Closed thomasw21 closed 2 years ago
Can we use eval
on the meta field instead? After looking it up, it seems some datasets have an actual dict rather than a dict's string, but it's nothing that we can't get around with e.g.
try:
print(eval(dataset[0]["meta"]).keys())
except TypeError:
print(dataset[0]["meta"].keys())
And then you can just do meta["url"]
instead of the regex, which feels less brittle. I'd also suggest splitting on ?
and doing url = meta["url"].split("?")[0]
as I've seen urls in the pseudocrawl that differ only by access artifacts, for example:
'https://www.mediapart.fr/journal/france/261017/sivens-les-chiffres-qui-montrent-une-justice-deux-vitesses?onglet=full'
'https://www.mediapart.fr/journal/france/261017/sivens-les-chiffres-qui-montrent-une-justice-deux-vitesses'
I'd be surprised if not all pseudocrawl were consistent, ie half are dict, and the other half strings.
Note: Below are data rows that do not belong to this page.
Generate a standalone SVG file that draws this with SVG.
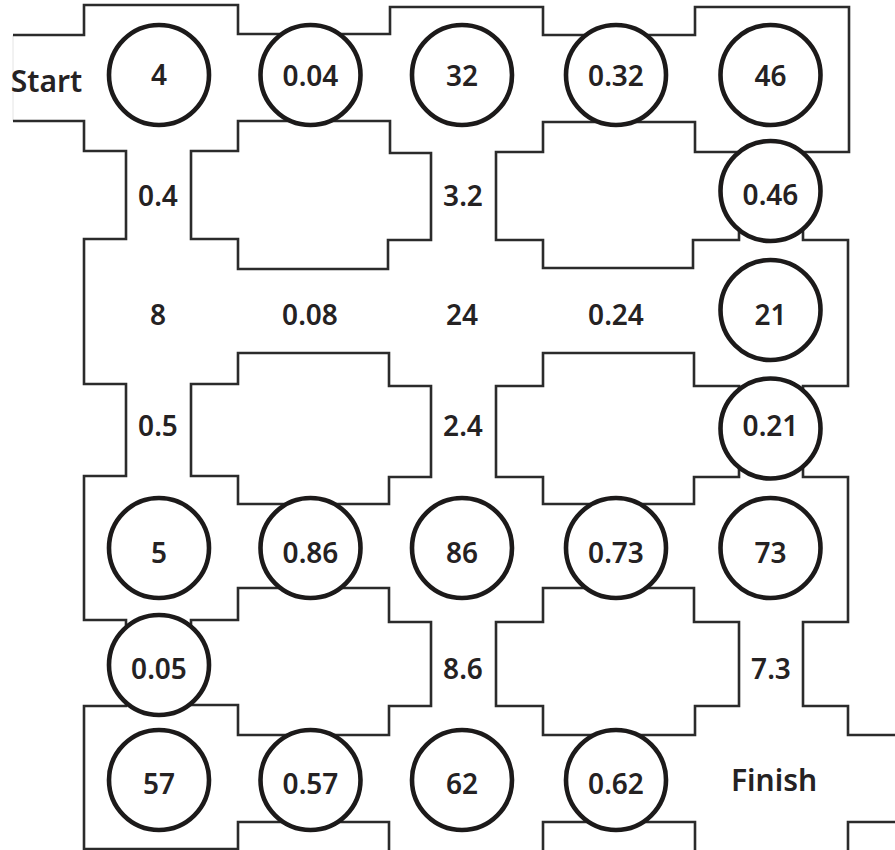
<svg xmlns="http://www.w3.org/2000/svg" width="895" height="850" viewBox="0 0 895 850">
<style>
.wall{fill:none;stroke:#2b2b2b;stroke-width:2.6;stroke-linejoin:miter}
.faint{fill:none;stroke:#e4e4e4;stroke-width:1}
.c{fill:#fff;stroke:#1c1a1a;stroke-width:4.6}
.t{font-family:"Noto Sans","DejaVu Sans",sans-serif;font-size:28px;font-weight:600;fill:#252223;text-anchor:middle}
.big{font-size:30px}
</style>
<rect width="895" height="850" fill="#fff"/>
<g id="walls">
<path class="faint" d="M13,35 V121"/>
<path class="wall" d="M13,35 H84 V5 H238 V34 H390 V7 H543 V35 H695 V7 H849 V152 H803 V240 H848 V386 H803 V477 H848 V622 H803 V706 H848 V735 H895"/>
<path class="wall" d="M13,121 H84 V151 H126 V239 H84 V384 H126 V476 H84 V620 H126 V706 H84 V849 H238 V822 H389 V850"/>
<path class="wall" d="M543,850 V822 H695 V850"/>
<path class="wall" d="M848,850 V822 H895"/>
<path class="wall" d="M238,121 H390 V153 H431 V240 H388 V269 H238 V239 H191 V151 H238 Z"/>
<path class="wall" d="M238,353 H389 V386 H431 V477 H389 V504 H238 V476 H191 V384 H238 Z"/>
<path class="wall" d="M543,122 H695 V152 H739 V240 H693 V268 H543 V240 H496 V152 H543 Z"/>
<path class="wall" d="M543,353 H694 V386 H739 V477 H694 V504 H543 V477 H496 V386 H543 Z"/>
<path class="wall" d="M238,588 H389 V622 H431 V706 H389 V735 H238 V705 H191 V620 H238 Z"/>
<path class="wall" d="M543,588 H694 V622 H739 V706 H695 V735 H543 V706 H496 V622 H543 Z"/>
</g>
<g id="start"><text class="t big" x="46.5" y="92">Start</text></g>
<g id="finish"><text class="t big" x="774" y="791">Finish</text></g>
<g id="n-4"><circle class="c" cx="159" cy="75" r="50"/><text class="t" x="159" y="85">4</text></g>
<g id="n-0-04"><circle class="c" cx="310.5" cy="75" r="50"/><text class="t" x="310.5" y="86">0.04</text></g>
<g id="n-32"><circle class="c" cx="462" cy="75" r="50"/><text class="t" x="462" y="86">32</text></g>
<g id="n-0-32"><circle class="c" cx="616" cy="75" r="50"/><text class="t" x="616" y="86">0.32</text></g>
<g id="n-46"><circle class="c" cx="770.5" cy="75" r="50"/><text class="t" x="770.5" y="86">46</text></g>
<g id="n-0-4"><text class="t" x="158" y="206">0.4</text></g>
<g id="n-3-2"><text class="t" x="463" y="206">3.2</text></g>
<g id="n-0-46"><circle class="c" cx="770.5" cy="191" r="50"/><text class="t" x="770.5" y="205">0.46</text></g>
<g id="n-8"><text class="t" x="158" y="325">8</text></g>
<g id="n-0-08"><text class="t" x="310" y="325">0.08</text></g>
<g id="n-24"><text class="t" x="462" y="325">24</text></g>
<g id="n-0-24"><text class="t" x="616" y="325">0.24</text></g>
<g id="n-21"><circle class="c" cx="770.5" cy="310" r="50"/><text class="t" x="770.5" y="325">21</text></g>
<g id="n-0-5"><text class="t" x="158" y="436">0.5</text></g>
<g id="n-2-4"><text class="t" x="463" y="436">2.4</text></g>
<g id="n-0-21"><circle class="c" cx="770.5" cy="428.5" r="50"/><text class="t" x="770.5" y="436">0.21</text></g>
<g id="n-5"><circle class="c" cx="159" cy="548" r="50"/><text class="t" x="159" y="563">5</text></g>
<g id="n-0-86"><circle class="c" cx="310.5" cy="548" r="50"/><text class="t" x="310.5" y="563">0.86</text></g>
<g id="n-86"><circle class="c" cx="462" cy="548" r="50"/><text class="t" x="462" y="563">86</text></g>
<g id="n-0-73"><circle class="c" cx="616" cy="548" r="50"/><text class="t" x="616" y="563">0.73</text></g>
<g id="n-73"><circle class="c" cx="770.5" cy="548" r="50"/><text class="t" x="770.5" y="563">73</text></g>
<g id="n-0-05"><circle class="c" cx="159" cy="665" r="50"/><text class="t" x="159" y="679">0.05</text></g>
<g id="n-8-6"><text class="t" x="463" y="679">8.6</text></g>
<g id="n-7-3"><text class="t" x="771" y="679">7.3</text></g>
<g id="n-57"><circle class="c" cx="159" cy="780" r="50"/><text class="t" x="159" y="794">57</text></g>
<g id="n-0-57"><circle class="c" cx="310.5" cy="780" r="50"/><text class="t" x="310.5" y="794">0.57</text></g>
<g id="n-62"><circle class="c" cx="462" cy="780" r="50"/><text class="t" x="462" y="794">62</text></g>
<g id="n-0-62"><circle class="c" cx="616" cy="780" r="50"/><text class="t" x="616" y="794">0.62</text></g>
</svg>
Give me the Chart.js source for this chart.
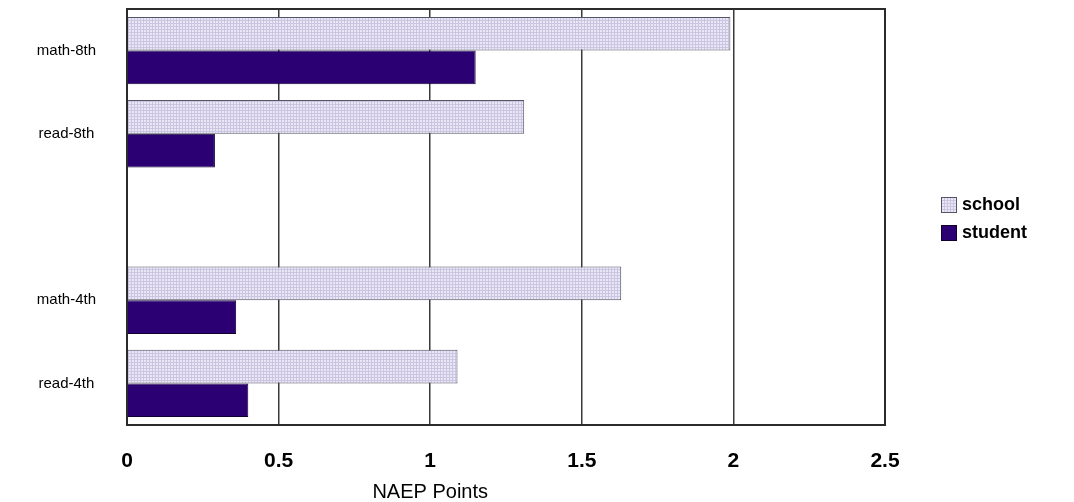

The regex is applied on the url, and does exactly what you said. The reason why I went with the weird regex pattern was that I wanted to try fixing urls that go have a /commentaires
for example, which basically seems to be the same in the media part example (still haven't figured that one out yet).
I still need to figure how to remove typical patterns,
{url}
vs{url}/commentaires
for example.